Meeting the challenges of labor in the kitchen with equipment and design

Consultants point to smart equipment choices and design tricks to ease labor woes and meet customer demands.

Keep chefs happy and engaged by reducing heat in the kitchen, consultants say. Photo by Pylyp Sukhenko on Unsplash.

Foodservice operators continue to face challenges on the labor front. Turnover rates are an ongoing issue as employees jump from job to job, looking for better pay or improved schedules. And even though operators add jobs to meet customer demand, it’s hard to fill them. Many positions remain open, or operators hire inexperienced, first-time employees.

“You can’t get away from worrying about labor, because it’s in your face every day,” says Laura Lentz, design principal, Culinary Advisors. “I’m seeing operators with shifts down 20% and sometimes as much as 40%. Things are slowly improving, but the problems aren’t going away. However, there are things that can be done as far as equipment and design that can mitigate some problems and help operators not have to worry so much about labor and shortages.”

Equipment Choices Make a Difference

The type of equipment sourced in a kitchen can make a big impact on labor. Lentz along with Jay Bandy, president of Goliath Consulting Group, and Karen Malody, owner of Culinary Options, recommend the following equipment choices.

  • Combi ovens not only give operators the ability to do a variety of types of cooking in one piece of equipment, but they also open up the opportunity for quick reheating and preprogramming. “Being able to touch a button to cook an item with preset recipes allows an operator to use more line cooks and fewer trained chefs,” Lentz says. “It’s as much about the skills of people available in the workforce as it is saving on labor costs.”
  • Blast chillers provide the ability to prepare food ahead of time as well as shorten the time waiting for soups, sauces and other items to cool.
  • Food processors make for greater efficiency in the prep area. “In the same vein as preprogrammed recipes, this equipment allows operators to employ people who might not be experienced in the kitchen and don’t have the knife skills of a trained chef,” says Bandy.
  • Fryers with smart controls improve the cookline for fry cooks by making it easier to set cook times and produce consistent product. “An added benefit is [that they keep] the oil clean and filtered, saving operators thousands in oil costs over the course of a year,” Bandy says.

Designing With Labor in Mind

For new builds or operators looking to remodel, design consultants offer a few big-picture ideas to help ease the labor issues in the back-of-house.

Reduce heat in the kitchen.
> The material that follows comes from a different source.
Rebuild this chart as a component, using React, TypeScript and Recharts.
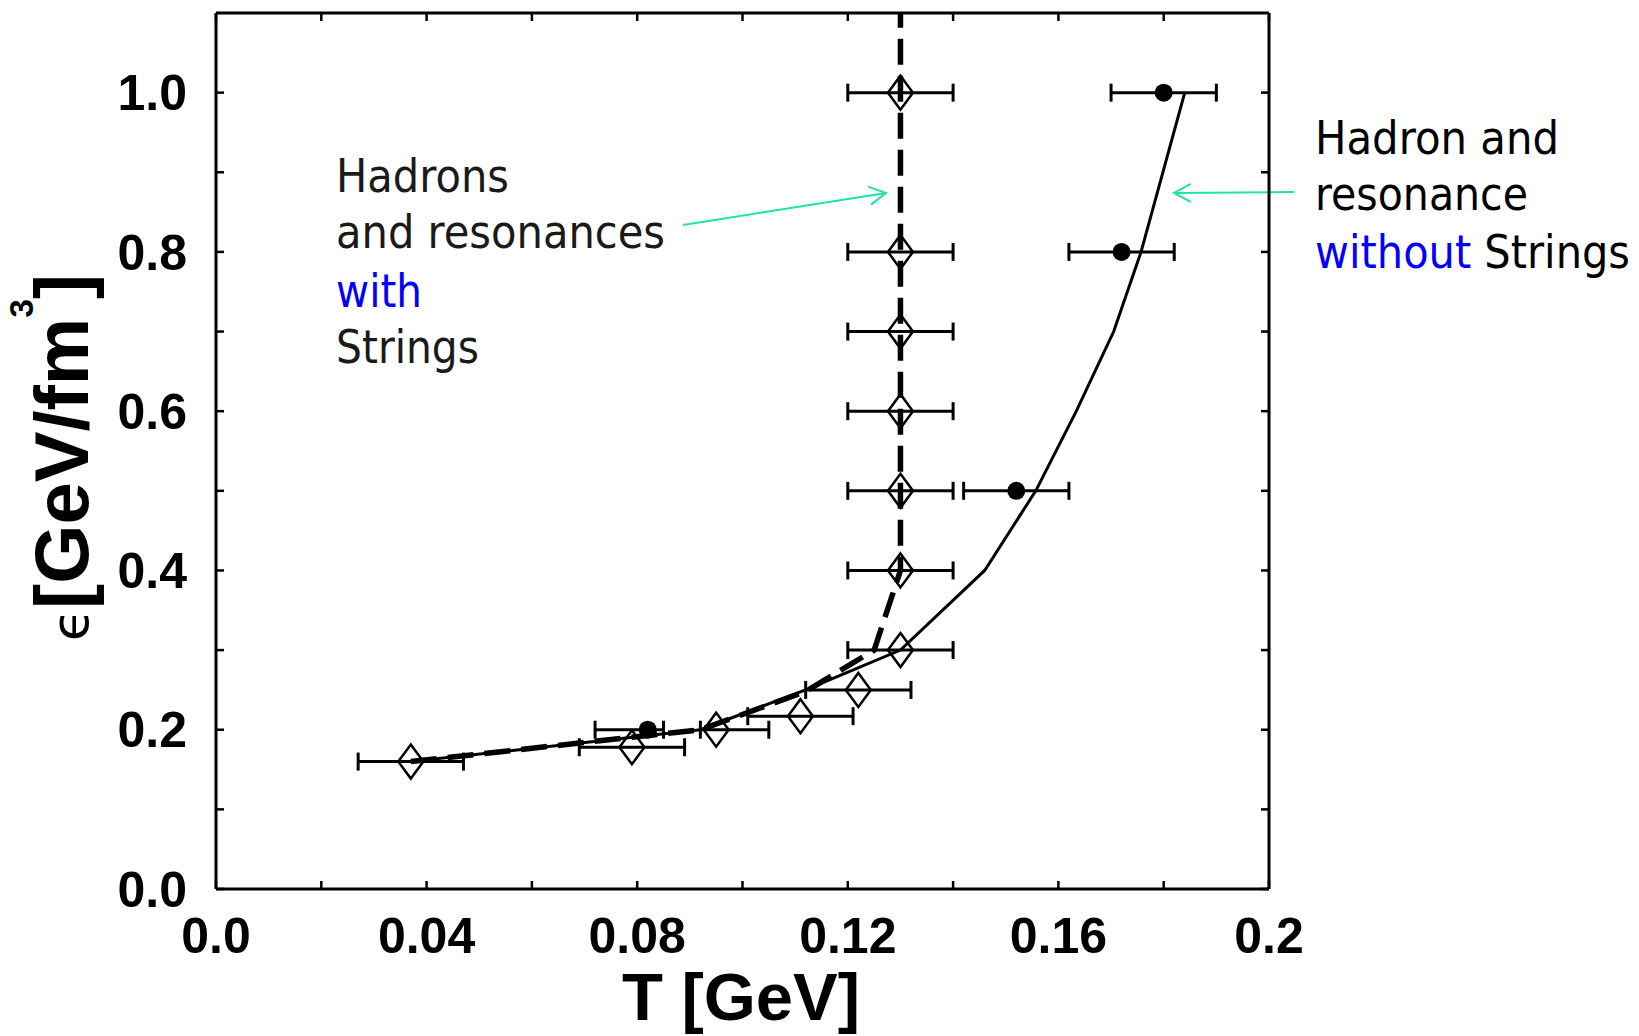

Creating a comfortable work environment can go a long way in improving employee retention. Make sure to include makeup air units as part of your kitchen ventilation systems to condition the air and alleviate humidity. Also consider electric rather than gas-powered equipment, as electric appliances put out less heat. This is also true for combi ovens as compared to their convection oven counterparts: less heat means happier chefs.

“Being able to touch a button to cook an item with preset recipes allows an operator to use more line cooks and fewer trained chefs.”
—Laura Lentz, Design Principal at Culinary Advisors

Design for efficiency. Look at travel patterns and ways to minimize steps, with everything from refrigeration and general storage to where garbage is placed. More efficient work spaces help improve productivity and lessen labor loads.

Source equipment that can perform multiple tasks. Reducing the amount of equipment needed saves on utilities and budget costs, and it also allows for a more streamlined space that could be covered with one chef rather than multiple employees.

When looking to improve labor issues in the kitchen, the important thing is to keep an open mind. Research the options available and you’ll find time-saving features that not only make training easy, but keep kitchen staff satisfied at work and less likely to jump ship.